Oh my god, I can’t believe I haven’t posted anything since July.. I’m so sorry!!
After my parents left, a lot has happened: I started doing 2 aerial silks classes/week, my father’s Parkinson’s got significantly worse, my manager went on paternity leave,… and I started looking into lowering my household waste and following the #zerowaste movement.
Although I don’t like to push the terminology #zerowaste, since it can lead to people not even trying, I’ve been trying to be more #lowwaste by making my own cleaning supplies, looking into lower waste beauty products, refilling household stables in glass jars, etc.

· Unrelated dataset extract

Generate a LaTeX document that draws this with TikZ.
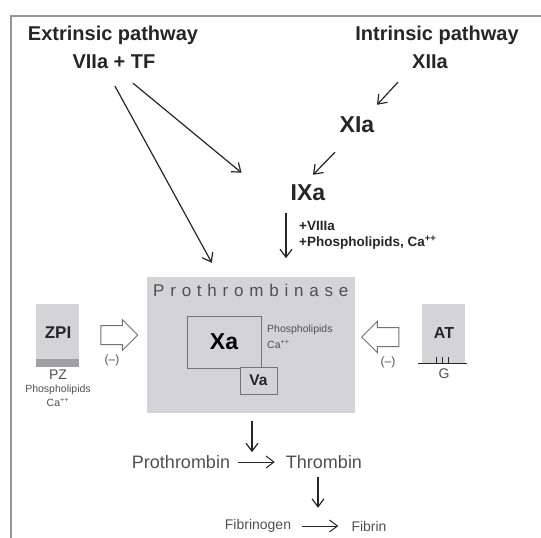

Another would then be also eating more vegetarian meals, or less meat-focused meals. Animal farming produces a lot of waste and to be honest, the developed world overconsumes meat. My mom said that when she was younger, they could split a whole chicken amongst their family of 11. Today I’ve seen one chicken cut in four.. to feed only 4 people!
Most of the veggie meals I’ve been making are more spontaneous vs. a strict recipe but.. I do have a favorite that I make when I can plan ahead – falafel!
This does require a food processor (though it may be possible to make it without one, with some persistence), which is one of those versatile kitchen gadgets that I believe are worth investing in. I’ve also used my food processor to make pie / empanada dough, pesto, hummus, mayonnaise, … the list goes on!
Food processors and blenders are excellent foundational kitchen tools to enhance your cooking possibilities. They don’t have to be that big; my food processor is 1.4L, but you can go even smaller if you don’t have the storage space. I had a little 0.7L one in university which was great in a pinch to get my pesto or hummus fix.
- 1¾ cup dried chickpeas
- 2 cloves garlic
- 1 small onion, roughly chopped
- 1 tsp ground coriander (the spice not the herb)
- 1 tbsp ground cumin
- 1 tsp cayenne pepper
- 1 cup parsley
- 1 tsp salt
- 1/2 tsp ground black pepper
- 1/2 tsp baking soda
- 1/2 lemon, juiced
- ¼ cup flour for binding (optional)
- For cooking:
- Neutral oil for frying OR
- olive oil for drizzling
- Soak the chickpeas in water overnight, ideally 24 hours. They should double in size. Do use dried chickpeas (vs. cooked, tinned chickpeas) and the texture turns out much much better. Save some of the soaking water and then drain.
- If using baking method, preheat oven to 190C or 375F.
- In a food processor, combine all the ingredients (except flour, if using) and turn on until all ingredients come together. Add a bit of the soaking water (no more than ¼ cup) if the mixture is having issues blending together. It should look crumbly.
- Pour into a large bowl. If using flour to help with binding, fold it into to the chickpea mixture. Form into large balls by pressing mixture together with your hands. It'll roughly form a ball but may come apart easily without the flour binding agent.
- For baking: Grease a baking sheet with olive oil or line with a silicone baking mat. Place falafel balls across the sheet and press lightly to form patties. This will help with baking them evenly. Drizzle some olive oil over the balls and place in oven for 25-30 minutes, flipping halfway.
- For frying: Heat oil in deep pan, keeping heat at medium to medium high. Carefully place a few falafel balls into the oil until they begin to brown (should be about 5 minutes). You'll probably only be able to cook a few at a time to avoid crowding. Once done, drain on some paper towels and repeat with remaining balls.